La FFSA participa à la renaissance des Jeux olympiques car Pierre de Coubertin voyait l’aviron comme l’un des sports de base de l’Olympisme. À Athènes en 1896, pour les premiers jeux, les épreuves d’aviron devaient se dérouler dans la rade du Pirée. Au dernier moment, elles furent annulées en raison des conditions atmosphériques.
L’aviron olympique : 1960-1990
À Lucerne, en septembre 1962, les rameurs français ramènent des premiers championnats du Monde une médaille d’or, deux médailles d’argent et une de bronze, plaçant ainsi la France aux côtés des grandes puissances de l’aviron : l’Allemagne, l’U.R.S.S. et les U.S.A. Ce succès de groupe, minutieusement préparé par Pierre Sauvestre, le directeur de l’équipe de France, dans des stages où il réunissait les meilleurs rameurs, resta sans lendemain car, jusqu’au début des années 1990, l’aviron occidental se heurta à la domination, considérée aujourd’hui comme historique, des rameurs de l’Est.

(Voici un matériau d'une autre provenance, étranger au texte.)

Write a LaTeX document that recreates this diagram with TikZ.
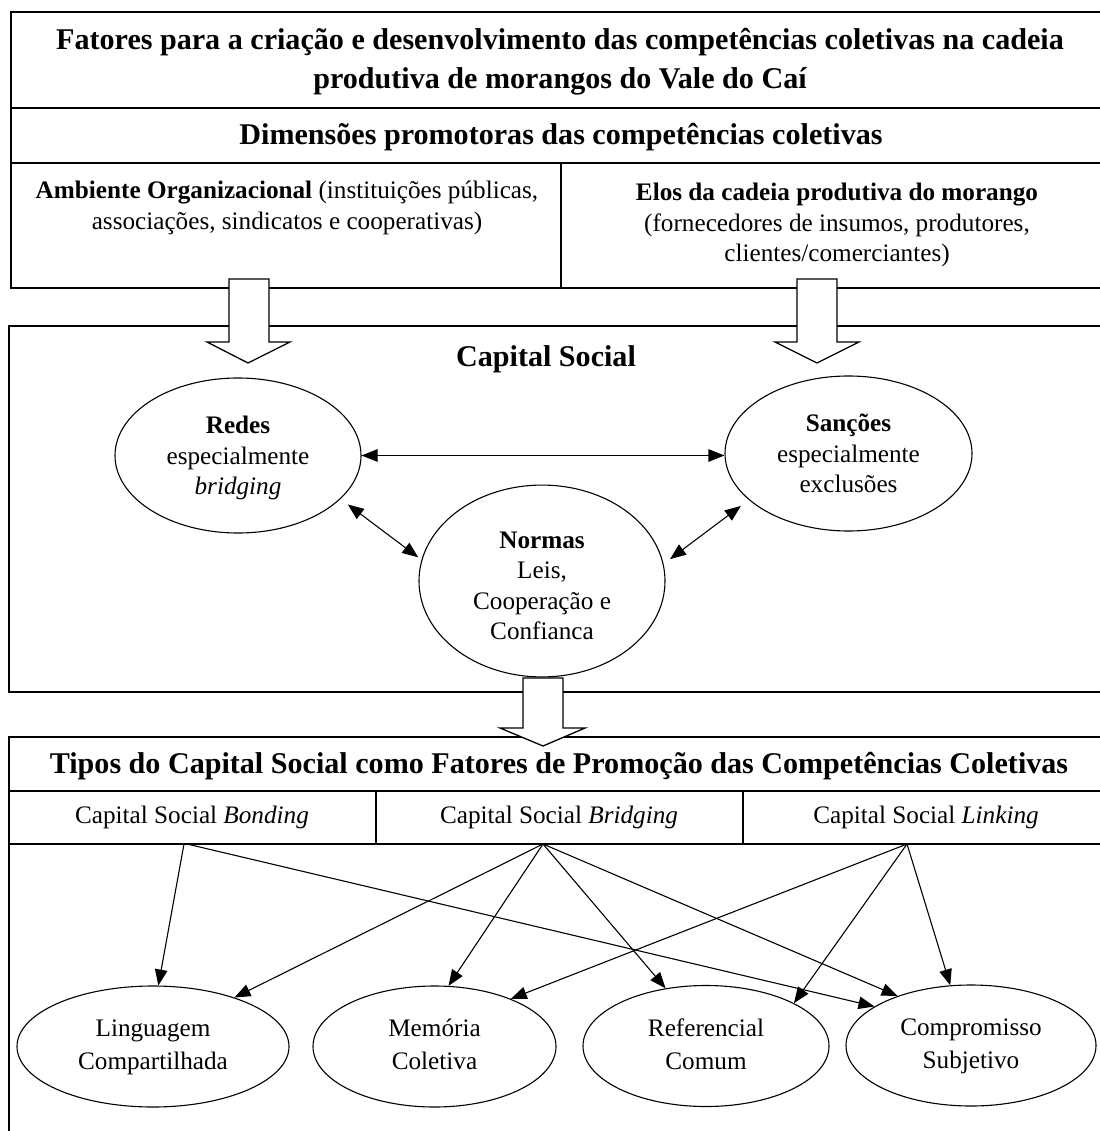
\documentclass[tikz,border=0pt]{standalone}
\usepackage{fontspec}
\setmainfont{Liberation Serif}
\usetikzlibrary{shapes.geometric,arrows.meta}
\begin{document}
\begin{tikzpicture}[x=1pt,y=-1pt,
  frame/.style={line width=1.4pt},
  bigtxt/.style={font=\fontsize{30.1}{39}\selectfont\bfseries, align=center, inner sep=0},
  txt/.style={font=\fontsize{25.2}{30.5}\selectfont, align=center, inner sep=0},
  oval/.style={draw, ellipse, line width=1.1pt, inner sep=0, font=\fontsize{25.2}{30.5}\selectfont, align=center},
  ovalb/.style={oval, font=\fontsize{25.2}{33}\selectfont},
  blockarrow/.style={draw, fill=white, line width=1.3pt, line join=miter},
  link/.style={line width=1.1pt, -{Triangle[length=16pt,width=12.5pt]}},
  dlink/.style={line width=1.1pt, {Triangle[length=16pt,width=12.5pt]}-{Triangle[length=16pt,width=12.5pt]}}
]
\useasboundingbox (0,0) rectangle (1099,1131);
% frames
\draw[frame] (11,12) rectangle (1113,288);
\draw[frame] (11,108) -- (1113,108);
\draw[frame] (11,163) -- (1113,163);
\draw[frame] (561,163) -- (561,288);
\draw[frame] (9,326) rectangle (1113,692);
\draw[frame] (9,737) rectangle (1113,1145);
\draw[frame] (9,791) -- (1113,791);
\draw[frame] (9,844) -- (1113,844);
\draw[frame] (376,791) -- (376,844);
\draw[frame] (743,791) -- (743,844);
% block arrows
\draw[blockarrow] (229,279) -- (229,342) -- (207,342) -- (248,363) -- (290,342) -- (269,342) -- (269,279) -- cycle;
\draw[blockarrow] (797,279) -- (797,342) -- (775,342) -- (817,363) -- (859,342) -- (837,342) -- (837,279) -- cycle;
\draw[blockarrow] (523,678) -- (523,728) -- (500,728) -- (543,746) -- (585,728) -- (563,728) -- (563,678) -- cycle;
% texts
\node[bigtxt] (title) at (560,62) {Fatores para a criação e desenvolvimento das competências coletivas na cadeia\\produtiva de morangos do Vale do Caí};
\node[bigtxt] (dim) at (561,137) {Dimensões promotoras das competências coletivas};
\node[txt] (amb) at (287,208) {\textbf{Ambiente Organizacional} (instituições públicas,\\associações, sindicatos e cooperativas)};
\node[txt] (elos) at (837,225) {\textbf{Elos da cadeia produtiva do morango}\\(fornecedores de insumos, produtores,\\clientes/comerciantes)};
\node[bigtxt] (cs) at (546,359) {Capital Social};
% capital social ellipses
\node[oval, minimum width=246, minimum height=155] (redes) at (238,455.5) {\rule{0pt}{27pt}\textbf{Redes}\\especialmente\strut\\\textit{bridging}\strut};
\node[oval, minimum width=247, minimum height=155] (sancoes) at (848.5,453.5) {\rule{0pt}{27pt}\textbf{Sanções}\\especialmente\strut\\exclusões\strut};
\node[oval, minimum width=246, minimum height=180] (normas) at (542,581) {\rule{0pt}{35pt}\textbf{Normas}\\Leis,\strut\\Cooperação e\strut\\Confianca\strut};
\draw[dlink] (redes.east) -- (redes.east -| sancoes.west);
\draw[dlink, shorten <=9pt, shorten >=4pt] (redes.-23) -- (normas.170);
\draw[dlink, shorten <=10pt, shorten >=8pt] (sancoes.205) -- (normas.8);
% types
\node[bigtxt] (tipos) at (559,766) {Tipos do Capital Social como Fatores de Promoção das Competências Coletivas};
\node[txt] (bonding) at (192,817) {Capital Social \textit{Bonding}\strut};
\node[txt] (bridging) at (559,817) {Capital Social \textit{Bridging}\strut};
\node[txt] (linking) at (926,817) {Capital Social \textit{Linking}\strut};
\coordinate (bo) at (184,844);
\coordinate (bo2) at (187,844);
\coordinate (br) at (543,844);
\coordinate (li) at (907,844);
\node[ovalb, minimum width=272, minimum height=121] (ling) at (153,1046.5) {Linguagem\strut\\Compartilhada\strut};
\node[ovalb, minimum width=243, minimum height=121] (mem) at (434.5,1046.5) {Memória\strut\\Coletiva\strut};
\node[ovalb, minimum width=246, minimum height=121] (ref) at (706,1046) {Referencial\strut\\Comum\strut};
\node[ovalb, minimum width=250, minimum height=121] (comp) at (971,1045.5) {Compromisso\strut\\Subjetivo\strut};
\draw[link] (bo) -- (ling.85);
\draw[link] (bo2) -- (comp.158);
\draw[link] (br) -- (ling.31);
\draw[link] (br) -- (mem.77);
\draw[link] (br) -- (ref.125);
\draw[link] (br) -- (comp.146);
\draw[link] (li) -- (mem.32);
\draw[link] (li) -- (ref.26);
\draw[link] (li) -- (comp.109);
\end{tikzpicture}
\end{document}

Seuls les juniors et de petits groupes résolus réussirent, comme aux championnats du Monde de Karapiro en 1978, à tirer quelques épingles d’un jeu dont les règles n’étaient pas les mêmes pour tous.
L’autre fait marquant qui inaugure cette période est l’engagement massif de l’État dans le domaine du sport. Comme les autres fédérations, la FFSA reçoit désormais de l’État des cadres techniques, des structures pour les athlètes de haut niveau et des subventions, qui favorisent la mise en place d’une politique de développement à long terme.
La FFSA utilise les conseillers techniques pour l’entraînement des équipes de France et dans les régions et les départements pour le développement des clubs et la formation des bénévoles. Pour les athlètes détectés par des sélections nationales en bateaux courts, le nombre de séances d’entraînement a augmenté considérablement et la formule des stages s’est généralisée afin d’uniformiser le coup d’aviron. Le Bataillon de Joinville et l’INS, l’Institut National des Sports (INSEP par la suite) accueillent les rameurs sélectionnés pour leur service militaire et leurs études.
Dans le même temps, une véritable révolution s’est opérée : les clubs ouvrent leur garage à bateaux aux garçons et aux filles des écoles primaires et leur délivrent des brevets de rameur scolaire. La Fédération encourage l’initiation des adolescents en subventionnant l’équipement des clubs ou les achats de yolettes. L’aviron en solitaire, souvent réservé, jusque là, aux seuls propriétaires de skiff, se démocratise grâce aux « skiffs en plastique Fruitet » construits et diffusés en série. Pour l’émulation des jeunes catégories, des championnats de France minimes, cadets et scolaires ont été créés.
La sportivisation de l’aviron est l’une des conséquences de cette période : les clubs ont abandonné leurs autres activités comme le rugby, le tennis ou la natation ; la promenade est devenue l’apanage des clubs de canoë-kayak ; le calendrier des régates s’est allongé et les championnats de France à la mer, spécialités des clubs du littoral depuis le xixe siècle, ont été supprimés.